Les communistes sont entrés au Panthéon. Le corps du résistant d’origine arménienne Missak Manouchian repose désormais avec celui de son épouse Mélinée dans le temple républicain. Vingt et trois autres noms ont été gravés dans la crypte. Vingt et trois autres résistants membres des FTP-MOI, exécutés eux aussi par les nazis avec Missak Manouchian, il y a quatre-vingts ans.

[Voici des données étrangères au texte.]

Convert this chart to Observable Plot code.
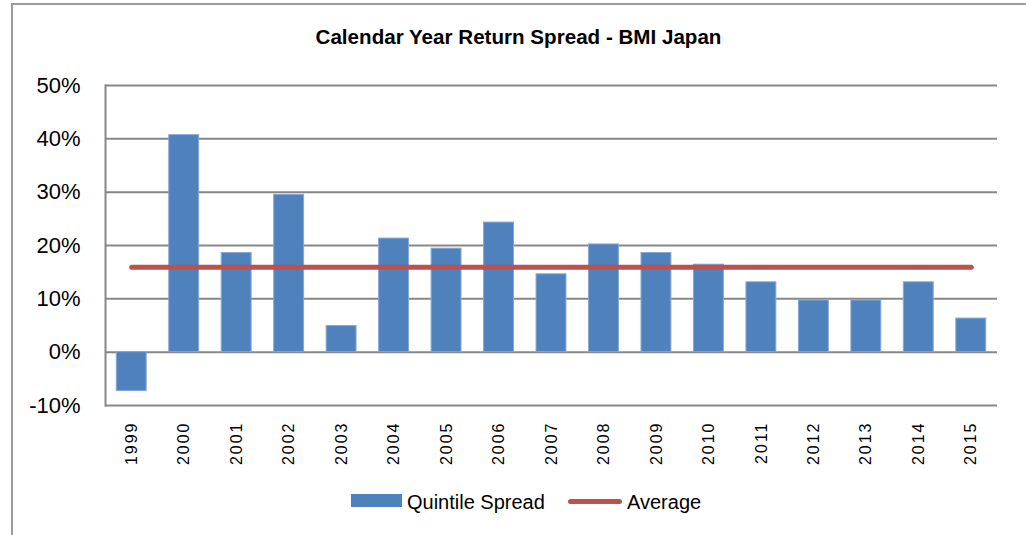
<!DOCTYPE html>
<html>
<head>
<meta charset="utf-8">
<script src="https://cdn.jsdelivr.net/npm/d3@7"></script>
<script src="https://cdn.jsdelivr.net/npm/@observablehq/plot@0.6"></script>
<style>
  html, body { margin: 0; padding: 0; background: #fff; }
  body { width: 1026px; height: 535px; position: relative; overflow: hidden;
         font-family: "Liberation Sans", Arial, sans-serif; color: #000; }
  #frame { position: absolute; left: 11px; top: 3px; width: 1030px; height: 600px;
           border-top: 2px solid #9c9c9c; border-left: 2px solid #9c9c9c; }
  #title { position: absolute; left: 0; width: 1037px; top: 27px; text-align: center;
           font-size: 20.6px; font-weight: bold; line-height: 20px; white-space: nowrap; }
  #chart { position: absolute; left: 0; top: 70px; }
  #legend { position: absolute; left: 0; top: 490px; width: 1026px; height: 24px; font-size: 20px; }
  .sw { position: absolute; }
  .lt { position: absolute; top: 0; line-height: 24px; white-space: nowrap; }
</style>
</head>
<body>
<div id="frame"></div>
<div id="title">Calendar Year Return Spread - BMI Japan</div>
<div id="chart"></div>
<div id="legend">
  <div class="sw" style="left:351px; top:4px; width:51px; height:13px; background:#4F81BD;"></div>
  <div class="lt" style="left:407px;">Quintile Spread</div>
  <div class="sw" style="left:568px; top:9px; width:54px; height:5px; border-radius:3px; background:#C0504D;"></div>
  <div class="lt" style="left:627px;">Average</div>
</div>
<script>
const years = ["1999","2000","2001","2002","2003","2004","2005","2006","2007","2008","2009","2010","2011","2012","2013","2014","2015"];
const spread = [-7.3, 40.7, 18.6, 29.5, 4.9, 21.3, 19.4, 24.3, 14.6, 20.2, 18.6, 16.4, 13.1, 9.7, 9.7, 13.1, 6.3];
const average = 15.9;
const yTicks = [-10, 0, 10, 20, 30, 40, 50];

const data = years.map((year, i) => ({year, spread: spread[i], avg: average}));

const chart = Plot.plot({
  width: 1026,
  height: 410,
  marginTop: 15,
  marginBottom: 75,
  marginLeft: 105,
  marginRight: 29,
  style: {fontFamily: '"Liberation Sans", Arial, sans-serif', background: "transparent", overflow: "visible"},
  x: {type: "band", domain: years, paddingInner: 0.43, paddingOuter: 0.215, align: 0.5, round: false},
  y: {domain: [-10, 50], range: [405 - 70, 85 - 70]},
  marks: [
    Plot.gridY(yTicks, {stroke: "#878787", strokeOpacity: 1, strokeWidth: 2}),
    Plot.frame({anchor: "left", stroke: "#878787", strokeWidth: 2}),
    Plot.barY(data, {x: "year", y: "spread", fill: "#4F81BD", stroke: "#86a8d6", strokeWidth: 1}),
    Plot.lineY(data, {x: "year", y: "avg", stroke: "#C0504D", strokeWidth: 5, strokeLinecap: "round"}),
    Plot.axisY(yTicks, {tickSize: 0, tickPadding: 25, tickFormat: d => `${d}%`, fontSize: 22, label: null}),
    Plot.axisX({tickSize: 0, tickPadding: 16, tickRotate: -90, fontSize: 16, label: null})
  ]
});
chart.querySelectorAll("text").forEach(t => {
  if (/^\d{4}$/.test(t.textContent)) t.style.letterSpacing = "2px";
});
document.getElementById("chart").appendChild(chart);
</script>
</body>
</html>
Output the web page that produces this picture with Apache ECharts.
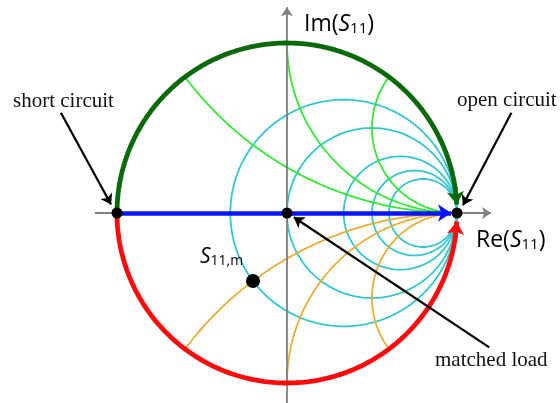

Joseph Epstein, Marcel Rajman, Joseph Boczov, Rino Della Negra, Celestino Alfonso, Georges Cloarec, Olga Bancic… Vingt et trois noms pour honorer toute la Résistance communiste, qui n’était pas encore représentée au Panthéon, alors qu’elle a versé son sang sans compter. Vingt et trois noms qui célèbrent la part cruciale prise par les étrangers pour libérer la France du fascisme.
Vingt et trois noms qui convoquent des parcours qui ne font qu’un : ici des ouvriers et des poètes ayant survécu au génocide des Arméniens, ici des juifs polonais, hongrois ou roumains déterminés à prendre les armes contre le nazisme, ici des Italiens ayant fui Mussolini. Là un Espagnol, ancien membre des Brigades internationales. Tous guidés par un idéal de liberté, d’égalité, de fraternité. Tous combattants de l’Internationale.
Auraient-ils tous parié qu’ils seraient ainsi honorés, malmenés qu’ils furent leur vie durant ? Leur famille enfermée, déportée ou assassinée ? Leur demande de naturalisation rejetée ? Leur accueil refusé au moment de rejoindre la France, parqués dans des camps et déclarés indésirables après la guerre d’Espagne ? Leurs droits déchus avec l’ignoble statut des juifs sous Vichy ? Leur veste et leur cœur souillés par une étoile jaune ?
Bien avant leur entrée au Panthéon, ces militants avaient trouvé leur dignité dans le combat. Dans le refus de se soumettre dans la cité comme à l’usine. Dans leur choix de la lutte armée contre l’occupant. Dans leur grandeur, même quand les nazis tentèrent sans y parvenir de les salir en les exposant sur une « Affiche rouge » pensée pour leur coller les mots de terroriste et d’indésirable à la peau.